FilmDr - I guess what's fascinating to me is that the backers of this film see a market for a film about cute talking animals kicking butt. Also, as you imply, they assume most audience members have such a simplistic view of animals and the environment.
Of course, I prefer a scarier look at nature getting back at humans; your titles are great, and they remind me of a very serious 80s movie called Prophecy - in which chemicals from a lumber mill cause mutations on an Indian reservation: giant fish - and a mutated giant bear that wreaks havoc Jaws-style. The movie is scary (even though the monster effects are cheesy), violent, and dead-serious, and there's a certain sympathy for the mutated beast.
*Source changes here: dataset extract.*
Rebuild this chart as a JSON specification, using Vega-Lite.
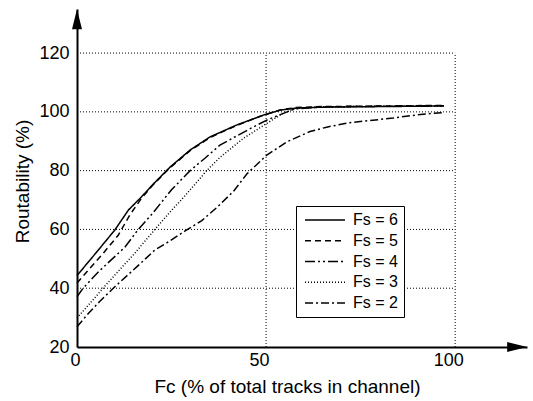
{
  "$schema": "https://vega.github.io/schema/vega-lite/v6.json",
  "width": 450,
  "height": 338,
  "autosize": "none",
  "padding": {"left": 77, "top": 9, "right": 6, "bottom": 54},
  "background": "white",
  "config": {
    "font": "Liberation Sans",
    "view": {"stroke": null},
    "axis": {
      "labelFont": "Liberation Sans",
      "labelFontSize": 18,
      "labelColor": "black",
      "titleFont": "Liberation Sans",
      "titleFontSize": 19,
      "titleFontWeight": "normal",
      "titleColor": "black",
      "domainColor": "black",
      "domainWidth": 2,
      "ticks": false,
      "grid": false
    },
    "axisX": {"labelPadding": 4, "labelOffset": -7, "titleX": 210, "titlePadding": 8},
    "axisY": {"labelPadding": 8, "titleY": 172, "titlePadding": 6}
  },
  "data": {"values": [
      {"series": "Fs = 6", "fc": 0, "r": 44.3},
      {"series": "Fs = 6", "fc": 5, "r": 52},
      {"series": "Fs = 6", "fc": 10, "r": 59.8},
      {"series": "Fs = 6", "fc": 13.6, "r": 66.6},
      {"series": "Fs = 6", "fc": 17, "r": 71},
      {"series": "Fs = 6", "fc": 20, "r": 75.2},
      {"series": "Fs = 6", "fc": 24.6, "r": 81.2},
      {"series": "Fs = 6", "fc": 29.9, "r": 87},
      {"series": "Fs = 6", "fc": 35.2, "r": 91.5},
      {"series": "Fs = 6", "fc": 42.2, "r": 95.5},
      {"series": "Fs = 6", "fc": 49.3, "r": 98.9},
      {"series": "Fs = 6", "fc": 53.7, "r": 100.6},
      {"series": "Fs = 6", "fc": 58, "r": 101.3},
      {"series": "Fs = 6", "fc": 65, "r": 101.6},
      {"series": "Fs = 6", "fc": 80, "r": 101.8},
      {"series": "Fs = 6", "fc": 97, "r": 102},
      {"series": "Fs = 5", "fc": 0, "r": 41.8},
      {"series": "Fs = 5", "fc": 3, "r": 46.2},
      {"series": "Fs = 5", "fc": 7, "r": 52},
      {"series": "Fs = 5", "fc": 10.9, "r": 58},
      {"series": "Fs = 5", "fc": 14, "r": 65},
      {"series": "Fs = 5", "fc": 17, "r": 70.5},
      {"series": "Fs = 5", "fc": 20, "r": 75},
      {"series": "Fs = 5", "fc": 24.6, "r": 81},
      {"series": "Fs = 5", "fc": 29.9, "r": 86.8},
      {"series": "Fs = 5", "fc": 35.2, "r": 91.3},
      {"series": "Fs = 5", "fc": 42.2, "r": 95.4},
      {"series": "Fs = 5", "fc": 49.3, "r": 98.9},
      {"series": "Fs = 5", "fc": 54, "r": 100.7},
      {"series": "Fs = 5", "fc": 58, "r": 101.5},
      {"series": "Fs = 5", "fc": 65, "r": 101.8},
      {"series": "Fs = 5", "fc": 80, "r": 102},
      {"series": "Fs = 5", "fc": 97, "r": 102.2},
      {"series": "Fs = 4", "fc": 0, "r": 37.1},
      {"series": "Fs = 4", "fc": 1.6, "r": 40},
      {"series": "Fs = 4", "fc": 6, "r": 46},
      {"series": "Fs = 4", "fc": 12.7, "r": 54},
      {"series": "Fs = 4", "fc": 16.2, "r": 60},
      {"series": "Fs = 4", "fc": 20, "r": 65.5},
      {"series": "Fs = 4", "fc": 25, "r": 73.5},
      {"series": "Fs = 4", "fc": 29.9, "r": 80},
      {"series": "Fs = 4", "fc": 33.9, "r": 84.3},
      {"series": "Fs = 4", "fc": 37.8, "r": 88.7},
      {"series": "Fs = 4", "fc": 45.8, "r": 94.3},
      {"series": "Fs = 4", "fc": 50.2, "r": 97.2},
      {"series": "Fs = 4", "fc": 54.6, "r": 99.5},
      {"series": "Fs = 4", "fc": 57.5, "r": 101},
      {"series": "Fs = 4", "fc": 65, "r": 101.7},
      {"series": "Fs = 4", "fc": 80, "r": 101.9},
      {"series": "Fs = 4", "fc": 97, "r": 102.1},
      {"series": "Fs = 3", "fc": 0, "r": 29.9},
      {"series": "Fs = 3", "fc": 3.5, "r": 35},
      {"series": "Fs = 3", "fc": 6.9, "r": 40},
      {"series": "Fs = 3", "fc": 10, "r": 44.5},
      {"series": "Fs = 3", "fc": 15, "r": 51.5},
      {"series": "Fs = 3", "fc": 20.6, "r": 60},
      {"series": "Fs = 3", "fc": 25, "r": 66.5},
      {"series": "Fs = 3", "fc": 28.6, "r": 71.5},
      {"series": "Fs = 3", "fc": 34.3, "r": 80},
      {"series": "Fs = 3", "fc": 37.8, "r": 84.5},
      {"series": "Fs = 3", "fc": 44, "r": 91},
      {"series": "Fs = 3", "fc": 50.2, "r": 96.1},
      {"series": "Fs = 3", "fc": 54.6, "r": 99.6},
      {"series": "Fs = 3", "fc": 58, "r": 101.2},
      {"series": "Fs = 3", "fc": 65, "r": 101.7},
      {"series": "Fs = 3", "fc": 80, "r": 101.9},
      {"series": "Fs = 3", "fc": 97, "r": 102},
      {"series": "Fs = 2", "fc": 0, "r": 26.9},
      {"series": "Fs = 2", "fc": 3, "r": 31.4},
      {"series": "Fs = 2", "fc": 6, "r": 35.5},
      {"series": "Fs = 2", "fc": 10, "r": 40.5},
      {"series": "Fs = 2", "fc": 16, "r": 47.5},
      {"series": "Fs = 2", "fc": 20.6, "r": 53},
      {"series": "Fs = 2", "fc": 24.2, "r": 55.8},
      {"series": "Fs = 2", "fc": 28.6, "r": 59.5},
      {"series": "Fs = 2", "fc": 33, "r": 63},
      {"series": "Fs = 2", "fc": 37, "r": 67.5},
      {"series": "Fs = 2", "fc": 41.4, "r": 73},
      {"series": "Fs = 2", "fc": 45, "r": 79},
      {"series": "Fs = 2", "fc": 50.2, "r": 85.3},
      {"series": "Fs = 2", "fc": 55.5, "r": 89.8},
      {"series": "Fs = 2", "fc": 61.6, "r": 93.3},
      {"series": "Fs = 2", "fc": 66, "r": 94.8},
      {"series": "Fs = 2", "fc": 72, "r": 96.3},
      {"series": "Fs = 2", "fc": 83.6, "r": 97.9},
      {"series": "Fs = 2", "fc": 90, "r": 99},
      {"series": "Fs = 2", "fc": 97, "r": 99.8}
  ]},
  "layer": [
    {
      "data": {"values": [{"g": 40}, {"g": 60}, {"g": 80}, {"g": 100}, {"g": 120}]},
      "mark": {"type": "rule", "color": "black", "strokeWidth": 1, "strokeDash": [1, 2]},
      "encoding": {
        "y": {"field": "g", "type": "quantitative", "scale": {"domain": [20, 135], "nice": false, "zero": false},
              "axis": {"values": [20, 40, 60, 80, 100, 120], "title": "Routability (%)"}},
        "x": {"datum": 0, "type": "quantitative", "scale": {"domain": [0, 119], "nice": false, "zero": false},
              "axis": {"values": [0, 50, 100], "title": "Fc (% of total tracks in channel)"}},
        "x2": {"datum": 100}
      }
    },
    {
      "data": {"values": [{"g": 50}, {"g": 100}]},
      "mark": {"type": "rule", "color": "black", "strokeWidth": 1, "strokeDash": [1, 2]},
      "encoding": {
        "x": {"field": "g", "type": "quantitative", "scale": {"domain": [0, 119], "nice": false, "zero": false},
              "axis": {"values": [0, 50, 100], "title": "Fc (% of total tracks in channel)"}},
        "y": {"datum": 20, "type": "quantitative", "scale": {"domain": [20, 135], "nice": false, "zero": false},
              "axis": {"values": [20, 40, 60, 80, 100, 120], "title": "Routability (%)"}},
        "y2": {"datum": 120}
      }
    },
    {
      "mark": {"type": "line", "color": "black", "strokeWidth": 1.5},
      "encoding": {
        "x": {"field": "fc", "type": "quantitative", "scale": {"domain": [0, 119], "nice": false, "zero": false},
              "axis": {"values": [0, 50, 100], "title": "Fc (% of total tracks in channel)"}},
        "y": {"field": "r", "type": "quantitative", "scale": {"domain": [20, 135], "nice": false, "zero": false},
              "axis": {"values": [20, 40, 60, 80, 100, 120], "title": "Routability (%)"}},
        "strokeDash": {
          "field": "series", "type": "nominal",
          "scale": {
            "domain": ["Fs = 6", "Fs = 5", "Fs = 4", "Fs = 3", "Fs = 2"],
            "range": [[1, 0], [6, 4], [10, 3, 2, 3, 2, 3], [1, 2], [8, 3, 2, 3]]
          },
          "legend": {
            "title": null,
            "orient": "none",
            "legendX": 219,
            "legendY": 197,
            "symbolType": "M-4,0L4,0",
            "symbolSize": 100,
            "symbolStrokeWidth": 1.5,
            "symbolStrokeColor": "black",
            "symbolOffset": 15,
            "labelFont": "Liberation Sans",
            "labelFontSize": 16,
            "labelColor": "black",
            "labelOffset": 20,
            "rowPadding": 4.75,
            "padding": 6,
            "strokeColor": "black",
            "fillColor": "white"
          }
        }
      }
    },
    {
      "data": {"values": [{"a": 1}]},
      "mark": {"type": "point", "shape": "M-0.5,1L0,-1L0.5,1Z", "filled": true, "color": "black", "opacity": 1, "size": 400},
      "encoding": {
        "x": {"datum": 0, "type": "quantitative", "scale": {"domain": [0, 119], "nice": false, "zero": false},
              "axis": {"values": [0, 50, 100], "title": "Fc (% of total tracks in channel)"}},
        "y": {"datum": 131.5, "type": "quantitative", "scale": {"domain": [20, 135], "nice": false, "zero": false},
              "axis": {"values": [20, 40, 60, 80, 100, 120], "title": "Routability (%)"}}
      }
    },
    {
      "data": {"values": [{"a": 1}]},
      "mark": {"type": "point", "shape": "M-1,-0.5L1,0L-1,0.5Z", "filled": true, "color": "black", "opacity": 1, "size": 400},
      "encoding": {
        "x": {"datum": 116.4, "type": "quantitative", "scale": {"domain": [0, 119], "nice": false, "zero": false},
              "axis": {"values": [0, 50, 100], "title": "Fc (% of total tracks in channel)"}},
        "y": {"datum": 20, "type": "quantitative", "scale": {"domain": [20, 135], "nice": false, "zero": false},
              "axis": {"values": [20, 40, 60, 80, 100, 120], "title": "Routability (%)"}}
      }
    }
  ]
}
Ever see it?
God, this looks awful.
No, I haven't seen Prophecy. I am about to teach Jaws this week. We will see how the special effects hold up with today's youth.
FilmDr -
Just recently watched Jaws again, followed by Jurassic Park, Minority Report, and War of the Worlds. Though I love War, I think Jaws is the best of the four, if not Spielberg's best film of all time. Once the story establishes the shark with some Hitchcockian suspense scenes - and moves out to sea - the film takes on elements of Moby Dick and becomes one of the best depictions of man versus nature.
I don't think your students will pay much attention to the cheesiness of the shark because the film is so tautly edited. If they say, "Ah, a shark couldn't leap into a boat like that," tell them to go see Oceans which shows Great Whites leaping totally out of the water.